Que ce soit en Algérie ou au Maroc, la musique s’est invitée dans les manifestations et les soulèvements, fidèle à une longue tradition de chants critiquant le pouvoir en place. Une contestation que l’on trouve surtout du côté des rappeuses au Maroc. Elles s’appellent Khtek (« Ta sœur » en français), Krtas Nssa (« Munitions de femmes »), Tendresse ou encore Manal. Elles parlent du harcèlement de rue, de santé mentale et de culture amazigh (berbère). Même tendance en Algérie, avec la rappeuse Raja Meziane dont les titres Allô le système ! ou Doña Victoria contestent ouvertement le régime prédateur dans son pays et remportent un succès immense. Révélée par une émission de télévision, la jeune artiste a été par la suite contrainte de s’exiler en République tchèque après avoir refusé de participer à l’enregistrement de l’hymne en soutien au quatrième mandat d’Abdelaziz Bouteflika. 

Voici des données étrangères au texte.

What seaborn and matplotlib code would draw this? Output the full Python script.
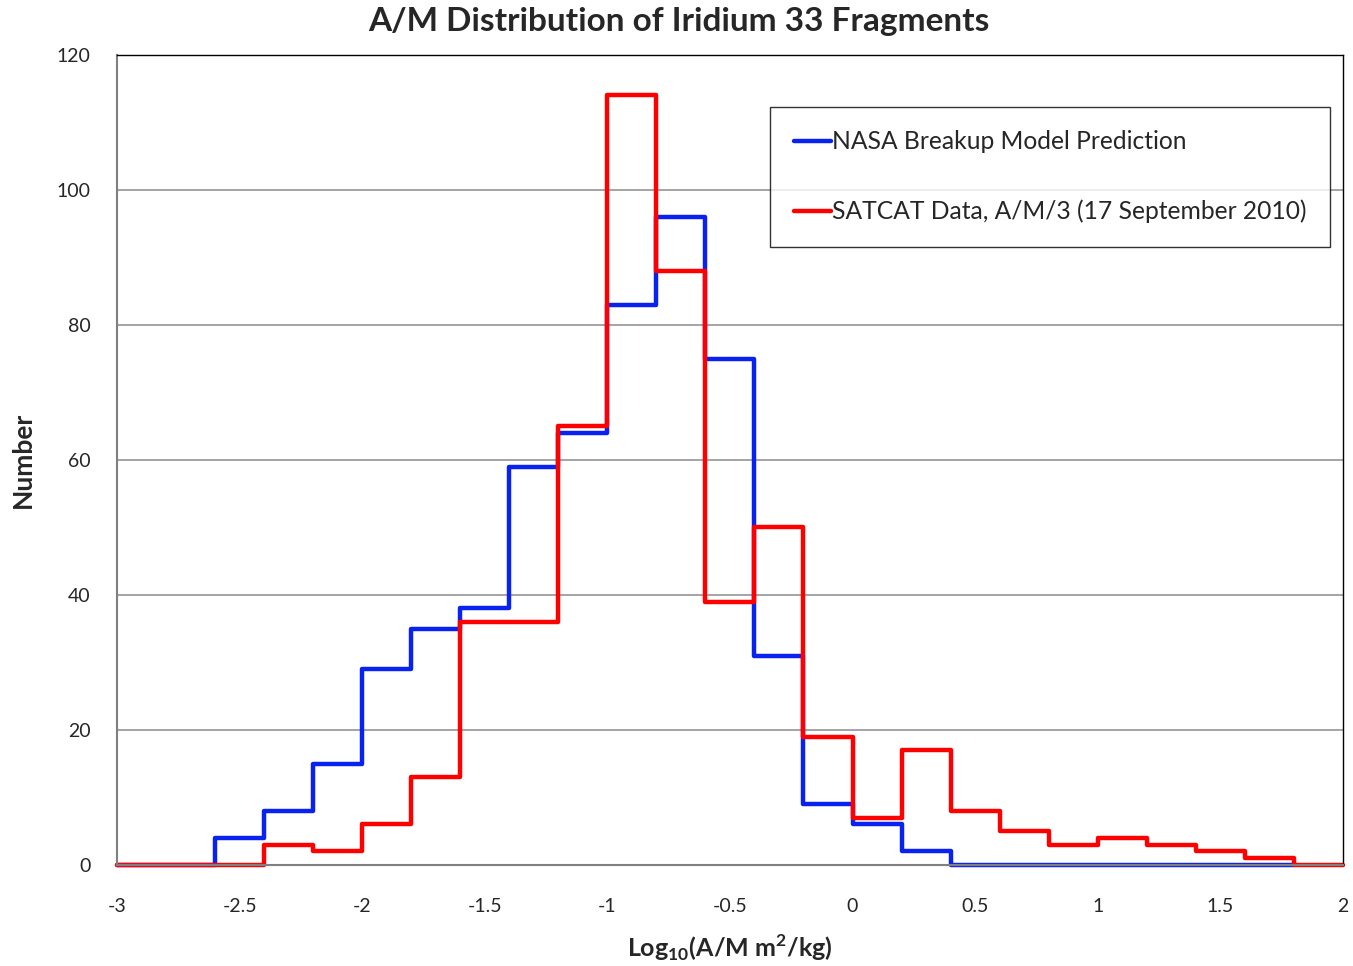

En parallèle, chez les hommes, d’autres voix ont pris la relève : les supporters de foot. Les ultras du club de Tanger chantent leur désespoir et leur colère dans des titres devenus des hits populaires : « La noirceur de cette vie est la cause de l’émigration. Félicitations le pays s’est vidé. Ni santé, ni éducation, juste de la corruption. » À Alger, les supporters critiquent au stade les mandats successifs d’Abdelaziz Bouteflika dans un chant aujourd’hui emblème de résistance, La Casa del Mouradia (« le palais présidentiel »). À leurs chants engagés, les supporters ajoutent des tifos – c’est-à-dire des animations visuelles – dans les tribunes qui transmettent un message à peine masqué, comme cette définition qu’Orwell donne dans son célèbre roman 1984 de la « chambre 101 », ce lieu de tortures qui « est la pire chose qui soit au monde ». « On dit aux gens : vous ne pouvez pas dire ça à haute voix, alors nous on va le faire », explique Ali, un ultra tangérois.

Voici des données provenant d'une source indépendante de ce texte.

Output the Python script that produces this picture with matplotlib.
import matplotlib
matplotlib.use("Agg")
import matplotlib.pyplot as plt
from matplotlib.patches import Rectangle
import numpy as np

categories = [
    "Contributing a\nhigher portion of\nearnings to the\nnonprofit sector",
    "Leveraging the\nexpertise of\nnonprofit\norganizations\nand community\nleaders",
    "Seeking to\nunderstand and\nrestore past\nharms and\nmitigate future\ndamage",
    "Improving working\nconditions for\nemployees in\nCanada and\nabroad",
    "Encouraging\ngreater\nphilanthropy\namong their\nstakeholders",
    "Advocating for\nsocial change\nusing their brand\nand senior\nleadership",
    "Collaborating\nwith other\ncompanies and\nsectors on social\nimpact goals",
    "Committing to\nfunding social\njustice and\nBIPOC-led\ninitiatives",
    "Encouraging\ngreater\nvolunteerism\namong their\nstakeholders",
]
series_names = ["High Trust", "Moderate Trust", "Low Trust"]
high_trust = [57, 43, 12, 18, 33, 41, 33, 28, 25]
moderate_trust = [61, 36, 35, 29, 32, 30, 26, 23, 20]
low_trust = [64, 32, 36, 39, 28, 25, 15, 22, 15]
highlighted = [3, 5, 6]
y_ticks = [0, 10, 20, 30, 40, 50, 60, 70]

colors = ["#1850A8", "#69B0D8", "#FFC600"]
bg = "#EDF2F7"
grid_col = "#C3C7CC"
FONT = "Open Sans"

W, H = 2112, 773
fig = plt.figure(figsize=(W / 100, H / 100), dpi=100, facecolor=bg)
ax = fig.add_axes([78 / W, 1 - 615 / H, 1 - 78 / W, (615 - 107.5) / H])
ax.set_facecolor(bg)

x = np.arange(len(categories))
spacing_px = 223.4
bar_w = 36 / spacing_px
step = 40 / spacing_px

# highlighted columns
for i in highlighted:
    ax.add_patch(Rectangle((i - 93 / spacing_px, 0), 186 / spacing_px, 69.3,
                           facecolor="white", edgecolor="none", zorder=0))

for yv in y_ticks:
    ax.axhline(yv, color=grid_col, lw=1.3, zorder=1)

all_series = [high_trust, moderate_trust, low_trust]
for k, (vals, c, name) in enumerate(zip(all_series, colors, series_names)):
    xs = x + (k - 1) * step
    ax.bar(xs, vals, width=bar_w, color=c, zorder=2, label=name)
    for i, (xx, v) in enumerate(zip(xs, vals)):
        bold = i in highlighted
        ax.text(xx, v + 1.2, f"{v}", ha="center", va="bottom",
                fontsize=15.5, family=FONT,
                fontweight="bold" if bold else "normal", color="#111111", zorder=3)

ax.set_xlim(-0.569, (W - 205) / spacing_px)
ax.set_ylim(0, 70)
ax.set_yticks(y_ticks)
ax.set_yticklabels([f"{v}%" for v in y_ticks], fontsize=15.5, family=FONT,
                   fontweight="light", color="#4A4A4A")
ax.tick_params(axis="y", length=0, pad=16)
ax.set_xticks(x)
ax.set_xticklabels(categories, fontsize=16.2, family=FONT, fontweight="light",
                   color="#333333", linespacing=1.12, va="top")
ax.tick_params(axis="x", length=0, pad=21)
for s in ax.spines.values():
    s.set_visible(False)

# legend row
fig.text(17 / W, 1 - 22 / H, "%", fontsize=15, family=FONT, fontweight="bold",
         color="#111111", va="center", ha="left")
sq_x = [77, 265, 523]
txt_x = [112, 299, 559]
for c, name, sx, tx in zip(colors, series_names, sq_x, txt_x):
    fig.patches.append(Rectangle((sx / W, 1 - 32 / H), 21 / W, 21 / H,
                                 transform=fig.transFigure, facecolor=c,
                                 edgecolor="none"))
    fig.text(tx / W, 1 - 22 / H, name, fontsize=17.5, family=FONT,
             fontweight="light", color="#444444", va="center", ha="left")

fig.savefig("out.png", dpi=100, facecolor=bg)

Loin de ces mouvements, d’autres artistes écrivent en solo des textes abrasifs. C’est le cas du Marocain Nabil Elamraoui, alias Cheb, un des rares à avoir publiquement défendu le journaliste Omar Radi, incarcéré depuis juillet 2020. Électron libre engagé politiquement et esthétiquement, il se démarque de la scène rap commerciale dominante. « Les rappeurs me dérangent. Pour moi, le rap est encore trop homophobe et sexiste. Ses valeurs ne me plaisent pas, il y a beaucoup de méchanceté dans cette musique. » Le trentenaire tranche par son univers déjanté, sa critique acerbe du pouvoir, et liste ce qu’il n’aime pas dans la société marocaine, comme « la mentalité masculiniste, la religion étouffante, l’inégalité entre les sexes ». Pour lui, cette contestation ne tient pas qu’aux mots, elle se loge aussi dans son choix d’utiliser la darija – l’arabe dialectal marocain. « J’aime mettre la lumière sur les cultures populaires, tout ce qui est délaissé, méprisé, sale, j’essaye d’en faire quelque chose. »

Dans un espace où la liberté d’expression est restreinte, la langue fait incontestablement partie des outils de contournement. Face à la censure, Internet et les réseaux sociaux jouent un rôle crucial dans la diffusion de la musique. Aux côtés des ultras, des rappeurs ou des chanteurs engagés, c’est aussi une tradition qui subsiste dans les cabarets de Casablanca ou d’Oran, où se dansent et s’écoutent le raï et le chaâbi. Si la revendication politique n’y est pas directe, les paroles clament depuis toujours la liberté d’aimer qui l’on veut, de penser comme on veut, bref de vivre librement.